* _Given exercise_
Would you transcribe the whole listing exactly, minus its pictures?
start Dataset content
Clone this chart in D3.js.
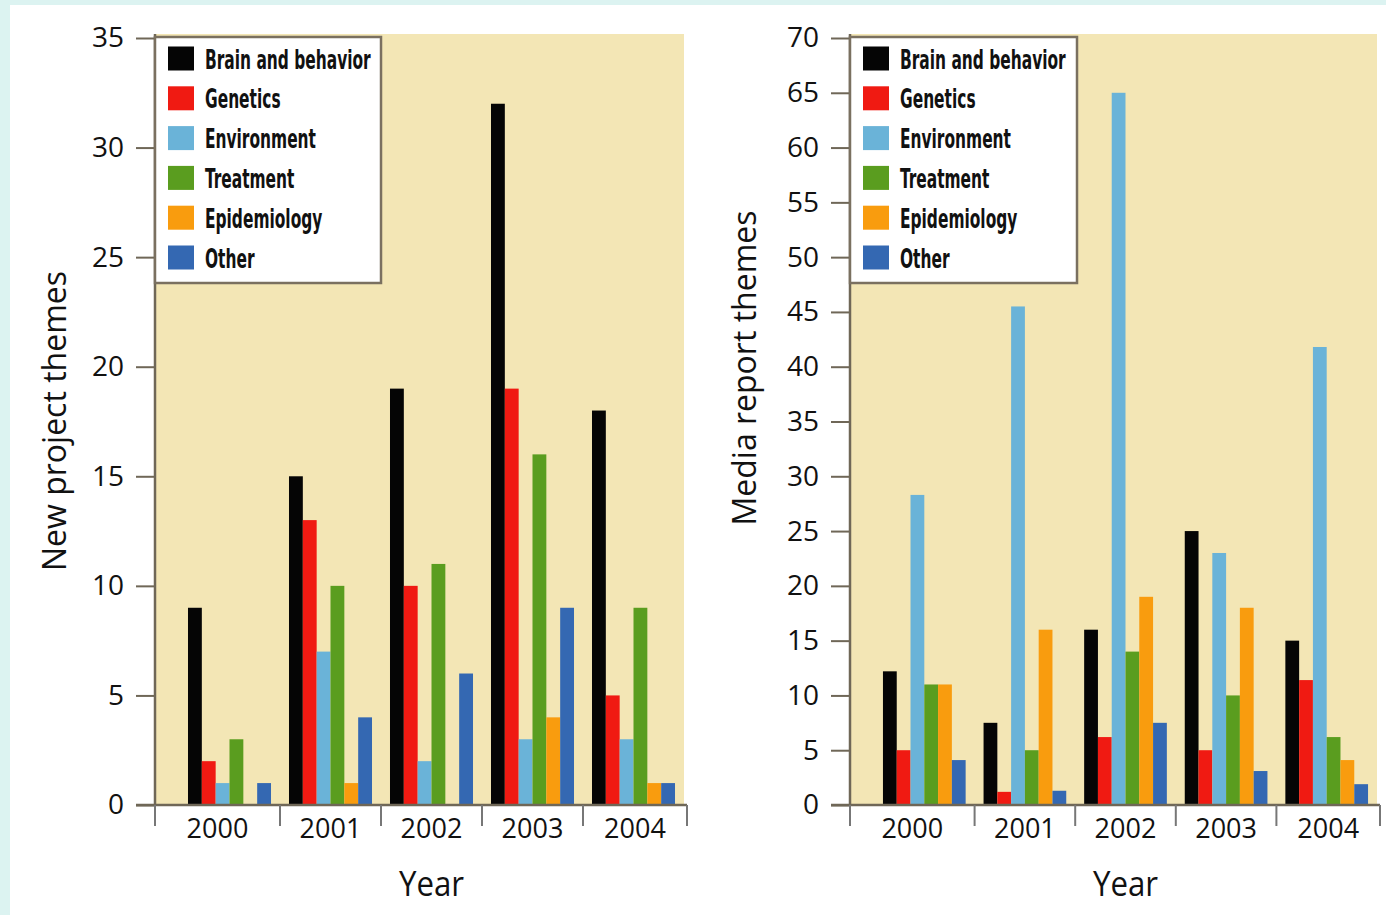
<!DOCTYPE html>
<html><head><meta charset="utf-8">
<script src="https://cdn.jsdelivr.net/npm/d3@7"></script>
<style>
html,body{margin:0;padding:0;background:#dcf3f1;}
svg{display:block;}
text{font-family:"Open Sans","Noto Sans",sans-serif;fill:#111;}
.leg{font-family:"Liberation Sans Narrow","DejaVu Sans Condensed","Open Sans",sans-serif;font-weight:bold;}
</style></head>
<body>
<script>
const years = ["2000","2001","2002","2003","2004"];
const themes = ["Brain and behavior","Genetics","Environment","Treatment","Epidemiology","Other"];
const colors = ["#050505","#f01a12","#6ab3d8","#5a9d1f","#f99c0e","#3468b2"];

// New project themes, per year, in theme order
const projBrain  = [9, 15, 19, 32, 18];
const projGen    = [2, 13, 10, 19, 5];
const projEnv    = [1, 7, 2, 3, 3];
const projTreat  = [3, 10, 11, 16, 9];
const projEpi    = [0, 1, 0, 4, 1];
const projOther  = [1, 4, 6, 9, 1];

// Media report themes
const mediaBrain = [12.2, 7.5, 16, 25, 15];
const mediaGen   = [5, 1.2, 6.2, 5, 11.4];
const mediaEnv   = [28.3, 45.5, 65, 23, 41.8];
const mediaTreat = [11, 5, 14, 10, 6.2];
const mediaEpi   = [11, 16, 19, 18, 4.1];
const mediaOther = [4.1, 1.3, 7.5, 3.1, 1.9];

const leftTicks = [0,5,10,15,20,25,30,35];
const rightTicks = [0,5,10,15,20,25,30,35,40,45,50,55,60,65,70];

const W = 1386, H = 915;
const svg = d3.select("body").append("svg").attr("width", W).attr("height", H);
svg.append("rect").attr("x",10).attr("y",5).attr("width",W-10).attr("height",H-5).attr("fill","#ffffff");

function chart(cfg){
  const {axisX, right, series, ymax, ticks, ylabel, ylabelX, ylabelY, legendRight} = cfg;
  const top = 38, bottom = 805;
  const y = d3.scaleLinear().domain([0, ymax]).range([bottom, top]);
  const x0 = d3.scaleBand().domain(years).range([axisX+24, right]);
  const x1 = d3.scaleBand().domain(themes).range([0, x0.bandwidth()]).paddingOuter(0.65).paddingInner(0);
  const g = svg.append("g");
  g.append("rect").attr("x", axisX).attr("y", 34).attr("width", right - axisX).attr("height", bottom - 34).attr("fill", "#f3e6b5");
  years.forEach((yr, i) => {
    themes.forEach((t, j) => {
      const v = series[j][i];
      if (v <= 0) return;
      g.append("rect")
        .attr("x", x0(yr) + x1(t))
        .attr("y", y(v))
        .attr("width", x1.bandwidth())
        .attr("height", y(0) - y(v))
        .attr("fill", colors[j]);
    });
  });
  const ya = d3.axisLeft(y).tickValues(ticks).tickSize(19).tickPadding(12).tickFormat(d3.format("d"));
  const yg = g.append("g").attr("transform", `translate(${axisX},0)`).call(ya);
  yg.select(".domain").remove();
  yg.selectAll(".tick line").attr("stroke", "#6f6757").attr("stroke-width", 2);
  yg.selectAll(".tick text").attr("font-size", 28).attr("fill", "#111").attr("font-family", "Open Sans");
  g.append("line").attr("x1", axisX).attr("x2", axisX).attr("y1", 34).attr("y2", bottom).attr("stroke", "#6f6757").attr("stroke-width", 2.5);
  g.append("line").attr("x1", axisX - 19).attr("x2", right + 3).attr("y1", bottom).attr("y2", bottom).attr("stroke", "#6f6757").attr("stroke-width", 2.5);
  const bounds = [axisX].concat(years.slice(1).map(yr => x0(yr))).concat([right + 3]);
  bounds.forEach(b => {
    g.append("line").attr("x1", b).attr("x2", b).attr("y1", bottom).attr("y2", bottom + 21).attr("stroke", "#777").attr("stroke-width", 2);
  });
  years.forEach((yr, i) => {
    g.append("text").attr("x", (bounds[i] + bounds[i+1]) / 2).attr("y", 838)
      .attr("text-anchor", "middle").attr("font-size", 27).text(yr);
  });
  const r = x0.range();
  g.append("text").attr("transform", `translate(${(r[0] + r[1]) / 2},896) scale(0.92,1)`).attr("text-anchor", "middle")
    .attr("font-size", 34).attr("font-weight", 500).text("Year");
  g.append("text").attr("transform", `translate(${ylabelX},${ylabelY}) rotate(-90)`)
    .attr("text-anchor", "middle").attr("font-size", 32).text(ylabel);
  const lg = g.append("g");
  lg.append("rect").attr("x", axisX).attr("y", 37).attr("width", legendRight - axisX).attr("height", 246)
    .attr("fill", "#ffffff").attr("stroke", "#7a7060").attr("stroke-width", 2.5);
  themes.forEach((t, j) => {
    const cy = 58.5 + j * 39.8;
    lg.append("rect").attr("x", axisX + 13).attr("y", cy - 12).attr("width", 26).attr("height", 24).attr("fill", colors[j]);
    lg.append("text").attr("class", "leg")
      .attr("transform", `translate(${axisX + 50},${cy + 10}) scale(0.66,1)`)
      .attr("font-size", 26).text(t);
  });
}

chart({axisX:155, right:684, series:[projBrain,projGen,projEnv,projTreat,projEpi,projOther], ymax:35, ticks:leftTicks,
  ylabel:"New project themes", ylabelX:66, ylabelY:421, legendRight:381});
chart({axisX:850, right:1377, series:[mediaBrain,mediaGen,mediaEnv,mediaTreat,mediaEpi,mediaOther], ymax:70, ticks:rightTicks,
  ylabel:"Media report themes", ylabelX:756, ylabelY:368, legendRight:1077});
</script>
</body></html>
end Dataset content
* _Result_
Clone this chart in D3.js.
<!DOCTYPE html>
<html><head><meta charset="utf-8">
<script src="https://cdn.jsdelivr.net/npm/d3@7"></script>
<style>
html,body{margin:0;padding:0;background:#dcf3f1;}
svg{display:block;}
text{font-family:"Open Sans","Noto Sans",sans-serif;fill:#111;}
.leg{font-family:"Liberation Sans Narrow","DejaVu Sans Condensed","Open Sans",sans-serif;font-weight:bold;}
</style></head>
<body>
<script>
const years = ["2000","2001","2002","2003","2004"];
const themes = ["Brain and behavior","Genetics","Environment","Treatment","Epidemiology","Other"];
const colors = ["#050505","#f01a12","#6ab3d8","#5a9d1f","#f99c0e","#3468b2"];

// New project themes, per year, in theme order
const projBrain  = [9, 15, 19, 32, 18];
const projGen    = [2, 13, 10, 19, 5];
const projEnv    = [1, 7, 2, 3, 3];
const projTreat  = [3, 10, 11, 16, 9];
const projEpi    = [0, 1, 0, 4, 1];
const projOther  = [1, 4, 6, 9, 1];

// Media report themes
const mediaBrain = [12.2, 7.5, 16, 25, 15];
const mediaGen   = [5, 1.2, 6.2, 5, 11.4];
const mediaEnv   = [28.3, 45.5, 65, 23, 41.8];
const mediaTreat = [11, 5, 14, 10, 6.2];
const mediaEpi   = [11, 16, 19, 18, 4.1];
const mediaOther = [4.1, 1.3, 7.5, 3.1, 1.9];

const leftTicks = [0,5,10,15,20,25,30,35];
const rightTicks = [0,5,10,15,20,25,30,35,40,45,50,55,60,65,70];

const W = 1386, H = 915;
const svg = d3.select("body").append("svg").attr("width", W).attr("height", H);
svg.append("rect").attr("x",10).attr("y",5).attr("width",W-10).attr("height",H-5).attr("fill","#ffffff");

function chart(cfg){
  const {axisX, right, series, ymax, ticks, ylabel, ylabelX, ylabelY, legendRight} = cfg;
  const top = 38, bottom = 805;
  const y = d3.scaleLinear().domain([0, ymax]).range([bottom, top]);
  const x0 = d3.scaleBand().domain(years).range([axisX+24, right]);
  const x1 = d3.scaleBand().domain(themes).range([0, x0.bandwidth()]).paddingOuter(0.65).paddingInner(0);
  const g = svg.append("g");
  g.append("rect").attr("x", axisX).attr("y", 34).attr("width", right - axisX).attr("height", bottom - 34).attr("fill", "#f3e6b5");
  years.forEach((yr, i) => {
    themes.forEach((t, j) => {
      const v = series[j][i];
      if (v <= 0) return;
      g.append("rect")
        .attr("x", x0(yr) + x1(t))
        .attr("y", y(v))
        .attr("width", x1.bandwidth())
        .attr("height", y(0) - y(v))
        .attr("fill", colors[j]);
    });
  });
  const ya = d3.axisLeft(y).tickValues(ticks).tickSize(19).tickPadding(12).tickFormat(d3.format("d"));
  const yg = g.append("g").attr("transform", `translate(${axisX},0)`).call(ya);
  yg.select(".domain").remove();
  yg.selectAll(".tick line").attr("stroke", "#6f6757").attr("stroke-width", 2);
  yg.selectAll(".tick text").attr("font-size", 28).attr("fill", "#111").attr("font-family", "Open Sans");
  g.append("line").attr("x1", axisX).attr("x2", axisX).attr("y1", 34).attr("y2", bottom).attr("stroke", "#6f6757").attr("stroke-width", 2.5);
  g.append("line").attr("x1", axisX - 19).attr("x2", right + 3).attr("y1", bottom).attr("y2", bottom).attr("stroke", "#6f6757").attr("stroke-width", 2.5);
  const bounds = [axisX].concat(years.slice(1).map(yr => x0(yr))).concat([right + 3]);
  bounds.forEach(b => {
    g.append("line").attr("x1", b).attr("x2", b).attr("y1", bottom).attr("y2", bottom + 21).attr("stroke", "#777").attr("stroke-width", 2);
  });
  years.forEach((yr, i) => {
    g.append("text").attr("x", (bounds[i] + bounds[i+1]) / 2).attr("y", 838)
      .attr("text-anchor", "middle").attr("font-size", 27).text(yr);
  });
  const r = x0.range();
  g.append("text").attr("transform", `translate(${(r[0] + r[1]) / 2},896) scale(0.92,1)`).attr("text-anchor", "middle")
    .attr("font-size", 34).attr("font-weight", 500).text("Year");
  g.append("text").attr("transform", `translate(${ylabelX},${ylabelY}) rotate(-90)`)
    .attr("text-anchor", "middle").attr("font-size", 32).text(ylabel);
  const lg = g.append("g");
  lg.append("rect").attr("x", axisX).attr("y", 37).attr("width", legendRight - axisX).attr("height", 246)
    .attr("fill", "#ffffff").attr("stroke", "#7a7060").attr("stroke-width", 2.5);
  themes.forEach((t, j) => {
    const cy = 58.5 + j * 39.8;
    lg.append("rect").attr("x", axisX + 13).attr("y", cy - 12).attr("width", 26).attr("height", 24).attr("fill", colors[j]);
    lg.append("text").attr("class", "leg")
      .attr("transform", `translate(${axisX + 50},${cy + 10}) scale(0.66,1)`)
      .attr("font-size", 26).text(t);
  });
}

chart({axisX:155, right:684, series:[projBrain,projGen,projEnv,projTreat,projEpi,projOther], ymax:35, ticks:leftTicks,
  ylabel:"New project themes", ylabelX:66, ylabelY:421, legendRight:381});
chart({axisX:850, right:1377, series:[mediaBrain,mediaGen,mediaEnv,mediaTreat,mediaEpi,mediaOther], ymax:70, ticks:rightTicks,
  ylabel:"Media report themes", ylabelX:756, ylabelY:368, legendRight:1077});
</script>
</body></html>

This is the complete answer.